Congratulations to the San Francisco Giants on being the 2012 World Series Champions. That team dominated the Detroit Tigers from start to finish in the series and should look forward to their parade. Joy is in the air, and that is why now might be the best time to review the 7 year/ $126 million dollar contract signed by Barry Zito back in 2007.
According to many metrics this has turned out to be a terrible deal for the Giants and likely has made a few teams hesitant to sign pitchers to expensive, long-term contracts. During the regular season his results have been less than encouraging posting a 58-69 record and 4.47 ERA. This was far from what the Giants expected to get from Zito whose Oakland numbers 102-63 and 3.55 ERA were more in line with the teams expectations. As a general rule pitchers transition from the AL to the NL well partly as a result of not having to face a DH in the lineup. Zito was the exception to the general rule and saw his ERA balloon more than a run above his Oakland years. Diminishing returns had many wondering if the Giants would dump his salary for the remaining two years of his contract. Anyway you look at his regular season numbers shows the same thing, he has vastly underperformed his contract value.

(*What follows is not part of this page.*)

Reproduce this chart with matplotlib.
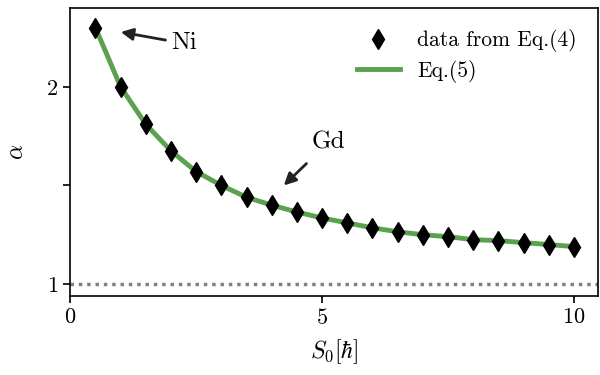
import matplotlib
matplotlib.use('Agg')
import matplotlib.pyplot as plt

plt.rcParams['font.family'] = 'cmr10'
plt.rcParams['mathtext.fontset'] = 'cm'
plt.rcParams['axes.formatter.use_mathtext'] = True

# Data
S0 = [0.5, 1.0, 1.5, 2.0, 2.5, 3.0, 3.5, 4.0, 4.5, 5.0,
      5.5, 6.0, 6.5, 7.0, 7.5, 8.0, 8.5, 9.0, 9.5, 10.0]
alpha = [2.30, 2.00, 1.81, 1.675, 1.57, 1.50, 1.44, 1.40, 1.365, 1.335,
         1.31, 1.285, 1.265, 1.25, 1.24, 1.225, 1.22, 1.21, 1.20, 1.19]

fig = plt.figure(figsize=(6, 3.75), dpi=100)
ax = fig.add_axes([0.117, 0.211, 0.88, 0.768])

ax.axhline(1, color='grey', lw=2.5, ls=(0, (1.0, 1.4)), zorder=1)
ax.plot(S0, alpha, color='#5ba14f', lw=3.5, label='Eq.(5)', zorder=2)
ax.plot(S0, alpha, 'd', color='black', ms=10.5, label='data from Eq.(4)', zorder=3)

ax.annotate('Ni', xy=(0.95, 2.28), xytext=(2.0, 2.22), fontsize=18,
            arrowprops=dict(arrowstyle='-|>', color='#222222', lw=2, mutation_scale=18),
            va='center', ha='left')
ax.annotate('Gd', xy=(4.2, 1.49), xytext=(4.8, 1.72), fontsize=18,
            arrowprops=dict(arrowstyle='-|>', color='#222222', lw=2, mutation_scale=18,
                            shrinkA=8),
            va='center', ha='left')

ax.set_xlim(0, 10.48)
ax.set_ylim(0.94, 2.40)
ax.set_xticks([0, 5, 10])
ax.set_yticks([1, 1.5, 2])
ax.set_yticklabels(['1', '', '2'])
ax.tick_params(labelsize=16, length=5, width=1.2)
for s in ax.spines.values():
    s.set_linewidth(1.2)

ax.set_xlabel(r'$S_0[\hbar]$', fontsize=17, labelpad=7)
ax.set_ylabel(r'$\alpha$', fontsize=17, labelpad=14)

h, l = ax.get_legend_handles_labels()
ax.legend(h[::-1], l[::-1], loc='upper right', frameon=False, fontsize=15.5,
          handlelength=2.0, labelspacing=0.35, borderaxespad=0.6)

fig.savefig('out.png')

However, there are other ways to look at his value. I reviewed Cot's Baseball Contracts and found 36 contracts valued at $100,000,000.00 or more. Players under those contracts have made the world series 18 times. 12 of them have won the world series and 4 others lost to a team that also featured another 100 million dollar man. Keep in mind I limited my analysis to players results based only in years in which a player was under their 100 million contracts, not before or after. Of those players only 3 of them captured multiple world series rings, Albert Pujols (2006, 2011); Manny Ramirez (2004, 2007); and Barry Zito (2010, 2012). Winning the World Series is the ultimate goal of every team year in and year out. Teams shell out big money for players who will help lead the team not just into the postseason, but deep into the postseason. The desire is that their play justifies their contracts, but even if they just keep pressure off other players who are producing as long as they win, that should be enough. San Francisco would be right to have demanded more for their investment, but after 2 World Series victories and only 1 year left on Zito's contract, perhaps the fans should step back and appreciate what Zito helped bring to the Bay. $126 million for 2 rings sounds like a pretty fair trade, just ask Rockies fans how they feel about the Giambi and Helton contracts.